Source code of charts
────────────────────────────────────────

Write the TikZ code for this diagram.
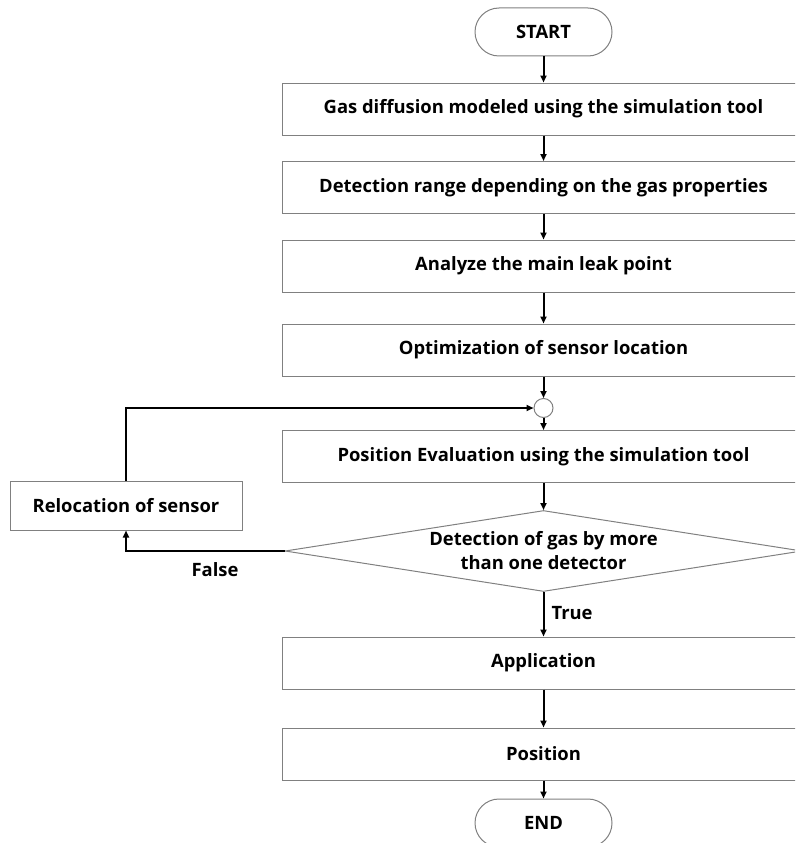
\documentclass[tikz,border=0pt]{standalone}
\usepackage{fontspec}
\setmainfont{Open Sans}
\usetikzlibrary{shapes.geometric,arrows.meta}

\tikzset{
    stepbox/.style={rectangle, draw=black!50, line width=1pt, minimum width=523pt, minimum height=52pt, inner sep=0pt},
    terminal/.style={rectangle, rounded corners=24pt, draw=black!50, line width=1pt, minimum width=137pt, minimum height=48pt},
    decision/.style={diamond, aspect=6.4, draw=black!50, line width=1pt, minimum width=517pt, minimum height=81pt, inner sep=0pt, align=center},
    junction/.style={circle, draw=black!50, line width=1pt, minimum size=19pt, inner sep=0pt},
    flow/.style={line width=2pt, -{Triangle[length=7pt,width=6pt]}},
    lbl/.style={font=\fontsize{18.4}{24}\selectfont\bfseries}
}

\begin{document}
\begin{tikzpicture}[x=1pt, y=-1pt, every node/.style={lbl}]
        \clip (0, 0) rectangle (795, 843);

        \node[terminal] (start) at (543.5, 32) {START};
        \node[stepbox] (model) at (543.5, 109) {Gas diffusion modeled using the simulation tool};
        \node[stepbox] (range) at (543.5, 187.5) {Detection range depending on the gas properties};
        \node[stepbox] (leak) at (543.5, 266) {Analyze the main leak point};
        \node[stepbox] (optim) at (543.5, 350) {Optimization of sensor location};
        \node[junction] (join) at (543.5, 408) {};
        \node[stepbox] (eval) at (543.5, 456.5) {Position Evaluation using the simulation tool};
        \node[decision] (check) at (543.5, 551) {Detection of gas by more\\than one detector};
        \node[stepbox, minimum width=232pt, minimum height=49pt] (reloc) at (126, 505.5) {Relocation of sensor};
        \node[stepbox] (apply) at (543.5, 663) {Application};
        \node[stepbox] (pos) at (543.5, 754) {Position};
        \node[terminal] (end) at (543.5, 823) {END};

        \draw[flow] (start) -- (model);
        \draw[flow] (model) -- (range);
        \draw[flow] (range) -- (leak);
        \draw[flow] (leak) -- (optim);
        \draw[flow] (optim) -- (join);
        \draw[flow] (join) -- (eval);
        \draw[flow] (eval) -- (check);
        \draw[flow] (check) -- (apply);
        \draw[flow] (apply) -- (pos);
        \draw[flow] (pos) -- (end);
        \draw[flow] (check.west) -| (reloc.south);
        \draw[flow] (reloc.north) |- (join.west);

        \node (false) at (215, 570) {False};
        \node[anchor=west] (true) at (548, 613) {True};

\end{tikzpicture}
\end{document}
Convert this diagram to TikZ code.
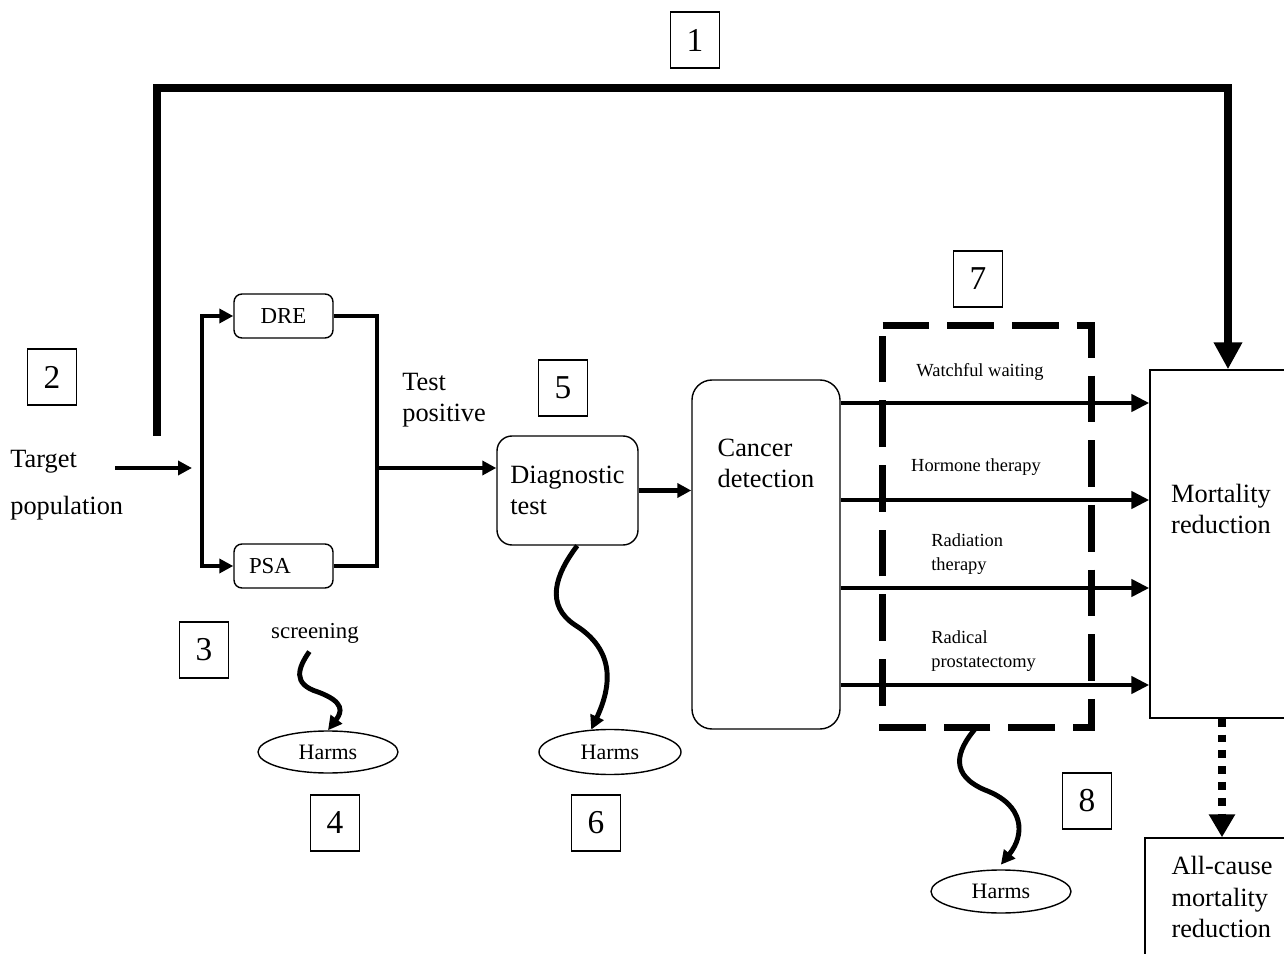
\documentclass[tikz,border=0pt]{standalone}
\usepackage{fontspec}
\setmainfont{Liberation Serif}
\usetikzlibrary{positioning, arrows.meta, shapes.geometric}
\tikzstyle{arr} = [line width=2.8pt,-{Triangle[length=2.8mm,width=2.8mm]}]
\tikzstyle{link} = [line width=2.8pt]

\begin{document}
\begin{tikzpicture}[x=0.2mm, y=-0.2mm]
    \tikzstyle{every node}=[inner sep=0pt]
    \tikzstyle{numbox} = [draw, line width=0.8pt, minimum width=9.8mm, minimum height=11.2mm, font=\fontsize{19}{19}\selectfont]
    \tikzstyle{bigtext} = [font=\fontsize{15}{18}\selectfont]
    \tikzstyle{smalltext} = [font=\fontsize{10.5}{13.6}\selectfont]
    \tikzstyle{testbox} = [draw, line width=0.8pt, rounded corners=1.6mm, minimum width=19.8mm, minimum height=8.8mm, text width=13.8mm, font=\fontsize{13}{13}\selectfont]
    \tikzstyle{bigbox} = [draw, line width=0.8pt]
    \tikzstyle{harms} = [ellipse, draw, line width=0.8pt, minimum width=28mm, minimum height=8.4mm, font=\fontsize{12.5}{12.5}\selectfont]
    \tikzstyle{wave} = [line width=2.8pt, -{Triangle[length=2.8mm,width=2.8mm]}]
    \tikzstyle{toparr} = [line width=4.3pt, -{Triangle[length=5.4mm,width=5.4mm]}]
    \tikzstyle{treatarr} = [line width=2.8pt, -{Triangle[length=3.6mm,width=3.4mm]}]
    \tikzstyle{dashbox} = [line width=4pt, dash pattern=on 26.6pt off 10.2pt, line join=miter]

    \useasboundingbox (0,0) rectangle (1284,954);
    \clip (0,0) rectangle (1284,954);

    % numbered boxes
    \node[numbox] (n1) at (695,40) {1};
    \node[numbox] (n2) at (52,377) {2};
    \node[numbox] (n3) at (204,650) {3};
    \node[numbox] (n4) at (335,823) {4};
    \node[numbox] (n5) at (563,388) {5};
    \node[numbox] (n6) at (596,823) {6};
    \node[numbox] (n7) at (978,279) {7};
    \node[numbox] (n8) at (1087,801) {8};

    % screening
    \node[bigtext, anchor=west, align=left, font=\fontsize{15}{26.6}\selectfont] (target) at (10,485) {Target\\population};
    \coordinate (tin) at (115,468);
    \coordinate (split) at (202,468);
    \node[testbox, align=center] (dre) at (283.5,316) {DRE};
    \node[testbox, align=left] (psa) at (283.5,566) {PSA};
    \coordinate (merge) at (377,468);
    \node[bigtext, anchor=west, align=left] (pos) at (402,400) {Test\\positive};

    \draw[arr] (tin) -- ([xshift=-2mm]split);
    \draw[arr] (split) |- (dre.west);
    \draw[arr] (split) |- (psa.west);
    \draw[link] (dre.east) -| (merge);
    \draw[link] (psa.east) -| (merge);

    % diagnosis
    \node[bigbox, bigtext, rounded corners=3mm, minimum width=28.2mm, minimum height=21.8mm, align=left] (diag) at (567.5,490.5) {Diagnostic\\test};
    \draw[arr] (merge) -- (merge -| diag.west);

    \node[bigbox, rounded corners=4mm, minimum width=29.6mm, minimum height=69.8mm,
          label={[bigtext, align=left, anchor=north, yshift=-11.8mm]north:Cancer\\detection}] (cancer) at (766,554.5) {};
    \draw[arr] (diag.east) -- (diag.east -| cancer.west);

    % treatments
    \node[minimum width=41.6mm, minimum height=80.2mm] (treat) at (987,526.5) {};
    \draw[dashbox] (treat.north west) -- (treat.north east) -- (treat.south east) -- (treat.south west) -- cycle;
    \node[bigbox, minimum width=31.2mm, minimum height=69.6mm,
          label={[bigtext, align=left, xshift=-1.4mm, yshift=7mm]center:Mortality\\reduction}] (mort) at (1228,544) {};
    \foreach \yy in {403,500,588,685}
        \draw[treatarr] (cancer.east |- 0,\yy) -- (mort.west |- 0,\yy);

    \node[smalltext] (ww) at (980,372) {Watchful waiting};
    \node[smalltext] (ht) at (976,467) {Hormone therapy};
    \node[smalltext, anchor=west, align=left] (rt) at (931,554) {Radiation\\therapy};
    \node[smalltext, anchor=west, align=left] (rp) at (931,651.5) {Radical\\prostatectomy};

    \node[bigbox, minimum width=30.8mm, minimum height=28.4mm,
          label={[bigtext, align=left, yshift=2.4mm]center:All-cause\\mortality\\reduction}] (allc) at (1222,909) {};
    \draw[line width=4.5pt, dash pattern=on 4.5pt off 4.5pt, -{Triangle[length=4.6mm,width=5mm]}] (allc.north |- mort.south) -- (allc.north);

    % direct path
    \coordinate (branch) at (157,436);
    \coordinate (topleft) at (157,88);
    \draw[toparr] (branch) -- (topleft) -| (mort.north);

    % harms
    \node[font=\fontsize{13}{13}\selectfont] (scr) at (315,633) {screening};
    \node[harms] (h1) at (328,752) {Harms};
    \node[harms, minimum width=28.4mm, minimum height=9mm] (h2) at (610,752) {Harms};
    \node[harms, minimum height=8.6mm] (h3) at (1001,891.5) {Harms};

    \draw[wave, shorten <=2mm] (scr.south) .. controls (298,668) and (292,684) .. (318,692) .. controls (345,702) and (342,712) .. (h1.north);
    \draw[wave] (diag.-80) .. controls (555,575) and (545,605) .. (575,625) .. controls (615,650) and (612,685) .. (h2.130);
    \draw[wave, shorten >=1.2mm] (treat.-93) .. controls (955,752) and (950,775) .. (985,790) .. controls (1025,805) and (1025,835) .. (h3.100);
\end{tikzpicture}
\end{document}
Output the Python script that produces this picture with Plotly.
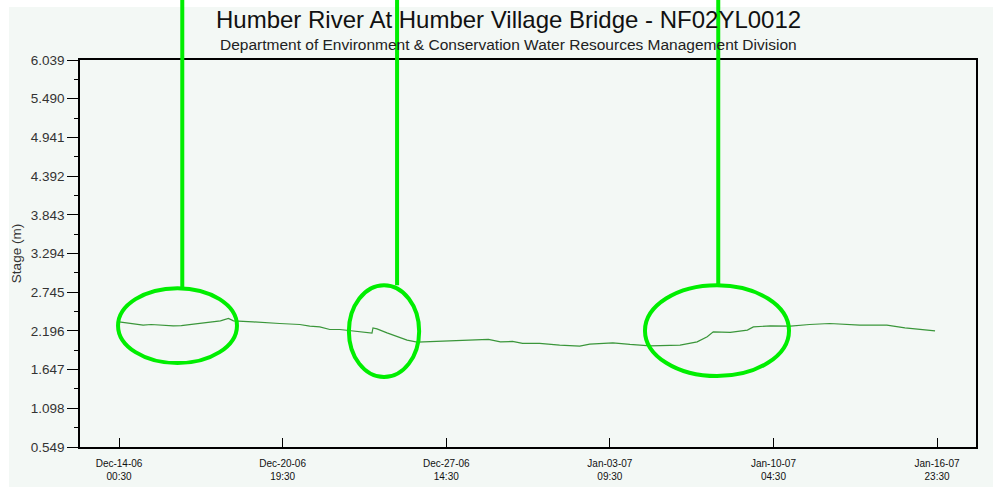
import plotly.graph_objects as go

# ---- data ----
times = [
    "2006-12-14 00:30", "2006-12-14 12:30", "2006-12-15 00:30", "2006-12-15 08:30",
    "2006-12-15 17:30", "2006-12-16 06:30", "2006-12-16 14:30",
    "2006-12-16 23:30", "2006-12-17 16:30", "2006-12-18 05:30", "2006-12-18 13:30",
    "2006-12-18 18:30", "2006-12-19 14:00", "2006-12-19 20:30", "2006-12-20 16:30",
    "2006-12-21 12:30", "2006-12-21 22:30", "2006-12-22 08:30", "2006-12-22 18:30",
    "2006-12-23 04:30", "2006-12-23 14:30", "2006-12-24 10:30", "2006-12-24 12:30",
    "2006-12-24 13:30", "2006-12-24 17:30", "2006-12-25 03:30", "2006-12-25 13:30",
    "2006-12-25 23:30", "2006-12-26 09:30", "2006-12-27 08:30", "2006-12-28 03:30",
    "2006-12-28 17:30",
    "2006-12-29 08:30", "2006-12-29 20:30", "2006-12-30 08:30", "2006-12-30 18:30",
    "2006-12-31 11:30",
    "2007-01-01 07:30", "2007-01-02 03:30", "2007-01-02 13:30", "2007-01-03 12:30",
    "2007-01-04 05:30", "2007-01-05 01:30", "2007-01-06 07:30", "2007-01-07 00:30",
    "2007-01-07 10:30", "2007-01-07 16:30", "2007-01-08 09:30", "2007-01-09 02:30",
    "2007-01-09 08:30", "2007-01-10 01:30", "2007-01-10 21:30", "2007-01-11 16:30",
    "2007-01-12 12:30", "2007-01-13 18:30", "2007-01-14 21:30", "2007-01-15 15:30",
    "2007-01-16 21:30",
]
stage = [
    2.324, 2.300, 2.277, 2.287,
    2.277, 2.267, 2.272,
    2.287, 2.324, 2.338, 2.372,
    2.338, 2.324, 2.316, 2.301,
    2.287, 2.263, 2.253, 2.216,
    2.216, 2.197, 2.168, 2.165,
    2.239, 2.225, 2.168, 2.122,
    2.065, 2.037, 2.046, 2.055,
    2.065,
    2.075, 2.040, 2.046, 2.018,
    2.018,
    1.994, 1.980, 2.008, 2.027,
    2.004, 1.984, 1.994, 2.040,
    2.112, 2.182, 2.174, 2.207,
    2.253, 2.267, 2.263, 2.287,
    2.301, 2.277, 2.277, 2.239,
    2.197,
]

y_tick_vals = [0.549, 1.098, 1.647, 2.196, 2.745, 3.294, 3.843, 4.392, 4.941, 5.490, 6.039]
y_tick_text = ["0.549", "1.098", "1.647", "2.196", "2.745", "3.294", "3.843", "4.392", "4.941", "5.490", "6.039"]
y_minor_vals = [0.8235, 1.3725, 1.9215, 2.4705, 3.0195, 3.5685, 4.1175, 4.6665, 5.2155, 5.7645]

x_tick_vals = ["2006-12-14 00:30", "2006-12-20 19:30", "2006-12-27 14:30",
               "2007-01-03 09:30", "2007-01-10 04:30", "2007-01-16 23:30"]
x_tick_text = ["Dec-14-06<br>00:30", "Dec-20-06<br>19:30", "Dec-27-06<br>14:30",
               "Jan-03-07<br>09:30", "Jan-10-07<br>04:30", "Jan-16-07<br>23:30"]

x_range = ["2006-12-12 09:36", "2007-01-18 14:18"]
y_range = [0.549, 6.039]

# highlight ellipses: (x0, x1, y0, y1) and pointer lines (x)
ellipses = [
    ("2006-12-13 23:30", "2006-12-18 22:00", 1.739, 2.802),
    ("2006-12-23 13:30", "2006-12-26 11:30", 1.541, 2.844),
    ("2007-01-04 20:30", "2007-01-10 20:00", 1.555, 2.844),
]
pointer_x = ["2006-12-16 15:30", "2006-12-25 13:30", "2007-01-07 21:30"]

GREEN = "#00ee00"
FONT = "Liberation Sans, Arial, sans-serif"

fig = go.Figure()
fig.add_trace(go.Scatter(
    x=times, y=stage, mode="lines",
    line=dict(color="#3a963a", width=1.2),
    hoverinfo="x+y", showlegend=False,
))

shapes = []
# white strip top/left and light background panel
shapes.append(dict(type="rect", xref="paper", yref="paper", layer="below",
                   x0=(9 - 80) / 896, x1=(993 - 80) / 896,
                   y0=(447 - 487) / 387, y1=(447 - 7) / 387,
                   fillcolor="#f3f8f5", line=dict(width=0)))
for (x0, x1, y0, y1) in ellipses:
    shapes.append(dict(type="circle", xref="x", yref="y", x0=x0, x1=x1, y0=y0, y1=y1,
                       line=dict(color=GREEN, width=4), layer="above"))
for px, (x0, x1, y0, y1) in zip(pointer_x, ellipses):
    ytop = (y1 - y_range[0]) / (y_range[1] - y_range[0])
    shapes.append(dict(type="line", xref="x", yref="paper", x0=px, x1=px,
                       y0=ytop, y1=1.3, line=dict(color=GREEN, width=4), layer="above"))

fig.update_layout(
    width=993, height=487,
    margin=dict(l=80, r=17, t=60, b=40, autoexpand=False),
    paper_bgcolor="#ffffff",
    plot_bgcolor="#f7fcf9",
    font=dict(family=FONT, color="#222222"),
    shapes=shapes,
    annotations=[
        dict(text="Humber River At Humber Village Bridge - NF02YL0012",
             xref="paper", yref="paper", x=(508 - 80) / 896, y=(447 - 20) / 387,
             xanchor="center", yanchor="middle", showarrow=False,
             font=dict(size=24, color="#111111", family=FONT)),
        dict(text="Department of Environment &amp; Conservation Water Resources Management Division",
             xref="paper", yref="paper", x=(508 - 80) / 896, y=(447 - 44) / 387,
             xanchor="center", yanchor="middle", showarrow=False,
             font=dict(size=15.5, color="#222222", family=FONT)),
    ],
    xaxis=dict(
        type="date", range=x_range, automargin=False,
        tickmode="array", tickvals=x_tick_vals, ticktext=x_tick_text,
        ticks="inside", ticklen=9, tickcolor="#000000", tickwidth=1,
        tickfont=dict(size=10, color="#111111", family=FONT),
        ticklabelstandoff=6,
        showline=True, linecolor="#000000", linewidth=1.5, mirror=True,
        showgrid=False, zeroline=False,
    ),
    yaxis=dict(
        range=y_range, automargin=False,
        tickmode="array", tickvals=y_tick_vals, ticktext=y_tick_text,
        ticks="outside", ticklen=11, tickcolor="#000000", tickwidth=1,
        tickfont=dict(size=13.5, color="#333333", family=FONT),
        minor=dict(tickmode="array", tickvals=y_minor_vals, ticks="outside",
                   ticklen=4, tickcolor="#000000", showgrid=False),
        showline=True, linecolor="#000000", linewidth=1.5, mirror=True,
        showgrid=False, zeroline=False,
        title=dict(text="Stage (m)", font=dict(size=13.5, color="#333333", family=FONT),
                   standoff=6),
    ),
)

fig.write_html(
    "out.html",
    config={"displayModeBar": False},
    post_script="document.body.style.margin='0px';document.body.style.padding='0px';"
                "document.body.style.overflow='hidden';",
)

────────────────────────────────────────

▸ **What is asked**:
Locate all lines in the listing above with the word "diagram". Copy them.

▸ **Result of the exercise**:
Write the TikZ code for this diagram.
Convert this diagram to TikZ code.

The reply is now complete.